● **Short task**
Starting at the first line of the listing below, repeat each line exactly until the line containing "import pandas as pd", which you include. Leave out pictures.

━━━ Material provided ━━━

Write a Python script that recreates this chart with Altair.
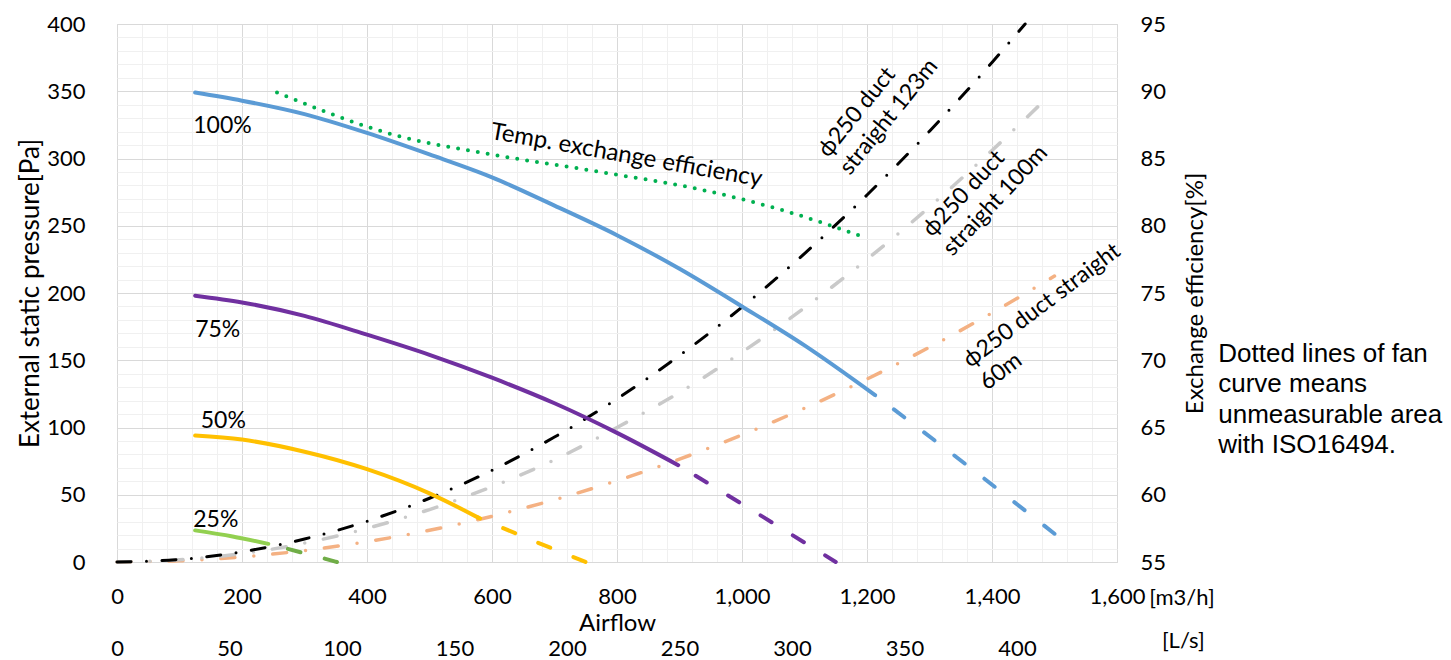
import altair as alt
import pandas as pd

# ---------------- data ----------------
# fan curves: airflow [m3/h] vs external static pressure [Pa]
fan100_q = [125, 200, 300, 400, 500, 600, 700, 800, 900, 1000, 1100, 1213]
fan100_p = [349, 343, 333, 319, 303, 286, 265, 243, 218, 190, 161, 124]
fan100x_q = [1213, 1357, 1500]
fan100x_p = [124, 73, 21]

fan75_q = [125, 200, 300, 400, 500, 600, 700, 800, 898]
fan75_p = [198, 193, 183, 169, 154, 137, 118, 96, 72]
fan75x_q = [898, 1025, 1150]
fan75x_p = [72, 36, 0]

fan50_q = [125, 200, 300, 400, 500, 578]
fan50_p = [94, 91, 82, 69, 51, 33]
fan50x_q = [578, 665, 750]
fan50x_p = [33, 16, 0]

fan25_q = [125, 185, 242]
fan25_p = [23.5, 19, 13.5]
fan25x_q = [242, 300, 352]
fan25x_p = [13.5, 6.5, 0]

# temperature exchange efficiency [%]
eff_q = [256, 448, 600, 773, 933, 1069, 1198]
eff_v = [89.9, 86.7, 85.3, 84.0, 82.7, 81.1, 79.1]

# duct resistance curves
duct123_q = [0, 100, 200, 300, 400, 500, 600, 700, 800, 900, 1000, 1100, 1200, 1300, 1400, 1453]
duct123_p = [0, 1.9, 7.6, 17.1, 30.3, 47.4, 68.2, 92.9, 121.3, 153.5, 189.5, 229.3, 272.9, 320.3, 371.4, 400]
duct100_q = [0, 100, 200, 300, 400, 500, 600, 700, 800, 900, 1000, 1100, 1200, 1300, 1400, 1490]
duct100_p = [0, 1.6, 6.2, 14, 25, 39, 56, 76, 100, 126, 156, 189, 225, 264, 306, 346]
duct60_q = [0, 100, 200, 300, 400, 500, 600, 700, 800, 900, 1000, 1100, 1200, 1300, 1400, 1500]
duct60_p = [0, 0.9, 3.8, 8.5, 15.1, 23.6, 34, 46.3, 60.5, 76.5, 94.5, 114.3, 136, 159.7, 185.2, 212.6]

# axes
x_ticks = [0, 200, 400, 600, 800, 1000, 1200, 1400, 1600]
x_minor = [v for v in range(40, 1600, 40) if v % 200 != 0]
y_ticks = [0, 50, 100, 150, 200, 250, 300, 350, 400]
y_minor = [v for v in range(10, 400, 10) if v % 50 != 0]
eff_ticks = [55, 60, 65, 70, 75, 80, 85, 90, 95]
ls_ticks = [0, 50, 100, 150, 200, 250, 300, 350, 400]
LS_MAX = 1600 / 3.6

FONT = "Lato"


def xs():
    return alt.Scale(domain=[0, 1600], nice=False, zero=False)


def ys():
    return alt.Scale(domain=[0, 400], nice=False, zero=False)


def line(q, p, color, width, dash=None, offset=None):
    kw = dict(color=color, strokeWidth=width, strokeCap="round", interpolate="monotone")
    if dash is not None:
        kw["strokeDash"] = dash
    if offset is not None:
        kw["strokeDashOffset"] = offset
    return alt.Chart(pd.DataFrame({"q": q, "p": p})).mark_line(**kw).encode(
        x=alt.X("q:Q", scale=xs(), axis=None),
        y=alt.Y("p:Q", scale=ys(), axis=None),
    )


def label(t, q, p, size=23, angle=0, align="left", baseline="alphabetic", font=FONT, lh=None):
    kw = dict(font=font, fontSize=size, align=align, baseline=baseline, color="black", lineBreak="\n")
    if angle:
        kw["angle"] = angle
    if lh:
        kw["lineHeight"] = lh
    return alt.Chart(pd.DataFrame({"q": [q], "p": [p], "t": [t]})).mark_text(**kw).encode(
        x=alt.X("q:Q", scale=xs(), axis=None),
        y=alt.Y("p:Q", scale=ys(), axis=None),
        text="t:N",
    )


corners = pd.DataFrame({"q": [0, 1600], "p": [0, 400]})

major = alt.Chart(corners).mark_point(opacity=0).encode(
    x=alt.X("q:Q", scale=xs(), axis=alt.Axis(
        orient="bottom", values=x_ticks, format=",.0f", grid=True, gridColor="#D9D9D9",
        labelPadding=24, labelFlush=False, labelOverlap=False, title="Airflow",
        titlePadding=4, titleFontSize=24)),
    y=alt.Y("p:Q", scale=ys(), axis=alt.Axis(
        orient="left", values=y_ticks, grid=True, gridColor="#D9D9D9",
        labelPadding=32, labelFlush=False, labelOverlap=False,
        title="External static pressure[Pa]", titlePadding=3, titleFontSize=26)),
)

minor = alt.Chart(corners).mark_point(opacity=0).encode(
    x=alt.X("q:Q", scale=xs(), axis=alt.Axis(
        orient="bottom", values=x_minor, grid=True, gridColor="#F0F0F0",
        labels=False, title=None)),
    y=alt.Y("p:Q", scale=ys(), axis=alt.Axis(
        orient="left", values=y_minor, grid=True, gridColor="#F0F0F0",
        labels=False, title=None)),
)

ls_axis = alt.Chart(pd.DataFrame({"ls": [0, LS_MAX]})).mark_point(opacity=0).encode(
    x=alt.X("ls:Q", scale=alt.Scale(domain=[0, LS_MAX], nice=False, zero=False), axis=alt.Axis(
        orient="bottom", values=ls_ticks, offset=52, grid=False, labelPadding=24,
        labelFlush=False, labelOverlap=False, title=None)),
    y=alt.value(0),
)

eff_line = alt.Chart(pd.DataFrame({"q": eff_q, "e": eff_v})).mark_line(
    color="#00B050", strokeWidth=4, strokeCap="round", strokeDash=[0, 10], interpolate="monotone"
).encode(
    x=alt.X("q:Q", scale=xs(), axis=None),
    y=alt.Y("e:Q", scale=alt.Scale(domain=[55, 95], nice=False, zero=False), axis=alt.Axis(
        orient="right", values=eff_ticks, grid=False, labelPadding=23, labelFlush=False,
        labelOverlap=False, title="Exchange efficiency[%]", titleAngle=270,
        titleBaseline="top", titlePadding=18, titleFontSize=24)),
)

FAN_DASH = [13, 25]

layers = [
    minor, major, ls_axis,
    line(duct60_q, duct60_p, "#F4B183", 3.5, [14, 19, 0, 19]),
    line(duct100_q, duct100_p, "#C9C9C9", 3.5, [14, 19, 0, 19]),
    line(duct123_q, duct123_p, "#000000", 3, [14, 15.5, 0, 15.5]),
    line(fan25_q, fan25_p, "#92D050", 4),
    line(fan25x_q, fan25x_p, "#70AD47", 4, FAN_DASH, 17.7),
    line(fan50_q, fan50_p, "#FFC000", 4),
    line(fan50x_q, fan50x_p, "#FFC000", 4, FAN_DASH, 11),
    line(fan75_q, fan75_p, "#7030A0", 4),
    line(fan75x_q, fan75x_p, "#7030A0", 4, FAN_DASH, 17.6),
    line(fan100_q, fan100_p, "#5B9BD5", 4),
    line(fan100x_q, fan100x_p, "#5B9BD5", 4, FAN_DASH, 14.4),
    eff_line,
    label("100%", 122, 319),
    label("75%", 125, 167),
    label("50%", 134, 100),
    label("25%", 122, 26),
    label("Temp. exchange efficiency", 813, 297, size=24, angle=10, align="center"),
    label("ϕ250 duct\nstraight 123m", 1138, 300, size=23, angle=309, lh=28),
    label("ϕ250 duct\nstraight 100m", 1304, 241, size=23, angle=313, lh=28),
    label("ϕ250 duct straight\n60m", 1365, 144, size=23, angle=323, lh=28),
    label("[m3/h]", 1704, -27, size=22, align="center", baseline="middle"),
    label("[L/s]", 1706, -59, size=22, align="center", baseline="middle"),
    label("Dotted lines of fan\ncurve means\nunmeasurable area\nwith ISO16494.", 1762, 149,
          size=26, font="Liberation Sans", lh=30.6),
]

chart = alt.layer(*layers).resolve_scale(
    x="independent", y="independent"
).properties(
    width=1000, height=538,
    autosize=alt.AutoSizeParams(type="none"),
    padding={"left": 109, "top": 16, "right": 326, "bottom": 98},
).configure_view(
    stroke="#D9D9D9", strokeWidth=1
).configure_axis(
    labelFont=FONT, labelFontSize=22, labelColor="black",
    titleFont=FONT, titleFontWeight="normal", titleColor="black",
    ticks=False, domain=False,
)

chart.save("out.html", embed_options={"renderer": "svg", "actions": False})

━━━

● **Task result**
Write a Python script that recreates this chart with Altair.
import altair as alt
import pandas as pd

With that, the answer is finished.